God bless you. And always post if things get you down.

~Cupofkindness


#18

crystal–You seem to see the situation in your husband’s family quite clearly and you seem to be realistic about not being able to change it–at least not in the near-term.

I experienced a similar set of in-law dynamics, struggled mightily with it, and learned not to fight it–but rather to “go with the flow” and to quietly step away rather than engage. Like you, I was frustrated by what I viewed as unhealthy dynamics. But now I can see that to some degree my initial reaction was more because my husband’s family was different than my “family of origin”. Of course, my family (like all families) had their particular behavioral quirks but I was used to those and accepted them. My husband was used to his family’s quirks and accepted them.

I suspect something similar is going on in your husband’s family–good or bad, the family dynamics are what his family is accustomed to. They will all probably fight and subvert any attempts to change the dynamics–especially from an outsider or an in-law–because attempts to change them and their interactions imply something is “wrong” with them. Things can change over time, but change in such circumstances tends to be gradual.

I would encourage you to adapt an attitude of loving acceptance towards your FIL. If you see him as fundamentally a kind, loving, but imperfect (and sometimes misguided) person, then you will see his positive traits first and be able to tolerate, with love, his less than perfect traits. All of us want to be accepted for who we are. To some degree, this is why you are reacting to him–because he is rejecting you for who you are–ill and unable to have his grandchildren and bedridden and not perfect. Hard as it is, the only way to break this cycle is for someone (and that would be you!:wink: ) to respond in love and charity.


#19

It could be that your FIL sees something in you, that he wished he had. I believe the problem is with your FIL not you.


#20

Hi All,

I appreciate your advice so much. I think this site is
full of intelligent, understanding people.

Sirach, you may be right and thanks for seeing my strength,
CupofKindness. And yes, I’ve got alot of Polyanna in me. However,
I think it’s unlikely that I’ll help someone change; still hold
out hope though.

Chiara, I’m hoping I can learn to stand up for
myself and still respond to him with love and charity. :gopray:
The anger I feel is very toxic and I can’t exercise
or go out to get rid of it.

I forgot to mention that out of everyone in their family,
my FIL and I have the most conversations and we have alot
of common interests. That’s also why I’m so angry with him.
I enjoy socializing and don’t get a chance to very often but
I don’t feel comfortable talking to him now that I perceive
his verbal abuse. It seems that he isn’t interested in
discussing things we agree on, he keeps changing topics until he
finds where we disagree. I was o.k. with that before because I
assumed he liked to debate like I do. (One of the things I miss
about college.) But I didn’t feel good later after debating
with him. I didn’t know why but now that I’ve read more about
verbal abuse I’ve learned about Countering. Countering is when
verbal abusers argue against your thoughts, perceptions,
or experiences of life itself. They feel that they have to win at all
costs and they look at every interaction as having a winner and a loser.

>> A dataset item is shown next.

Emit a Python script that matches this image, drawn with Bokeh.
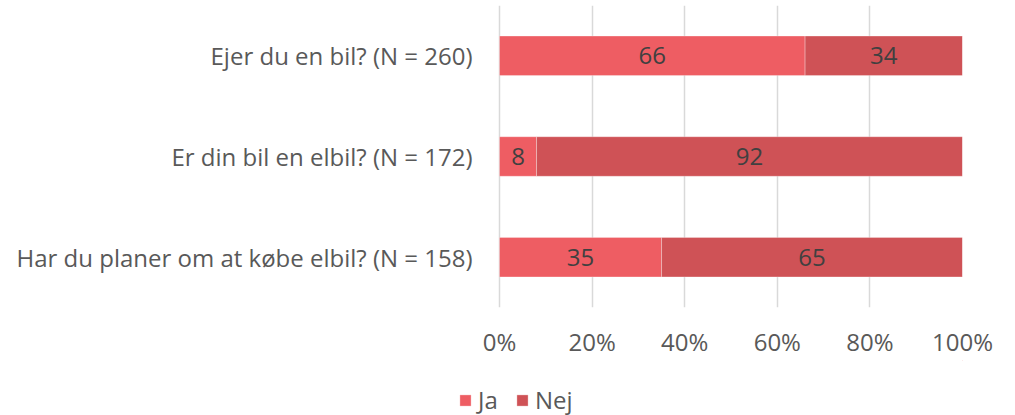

My FIL often refuses to believe what I say. He discounts my
experiences and won’t let up but then acts uninterested
if say, my husband comes along and can verify what I’m saying.
And the weird thing is, it’s my FIL who almost always starts
the convo in the first place. I’m usually involved in reading
or projects of some kind and he constantly interrupts me.

Almost every interaction with this man infuriorates me. Not
at the time so much, but later. As if there’s a part of me that’s
trying to get my attention and say,“This is not o.k. and
Look how you’re being treated”. And it’s going to replay the interaction in my mind continually until I take some action.

Wow, Getting input from y’all is quite therapeutic. You’re
all like angels to me. :angel1: Now I feel like I have support. Before I felt like I was going crazy.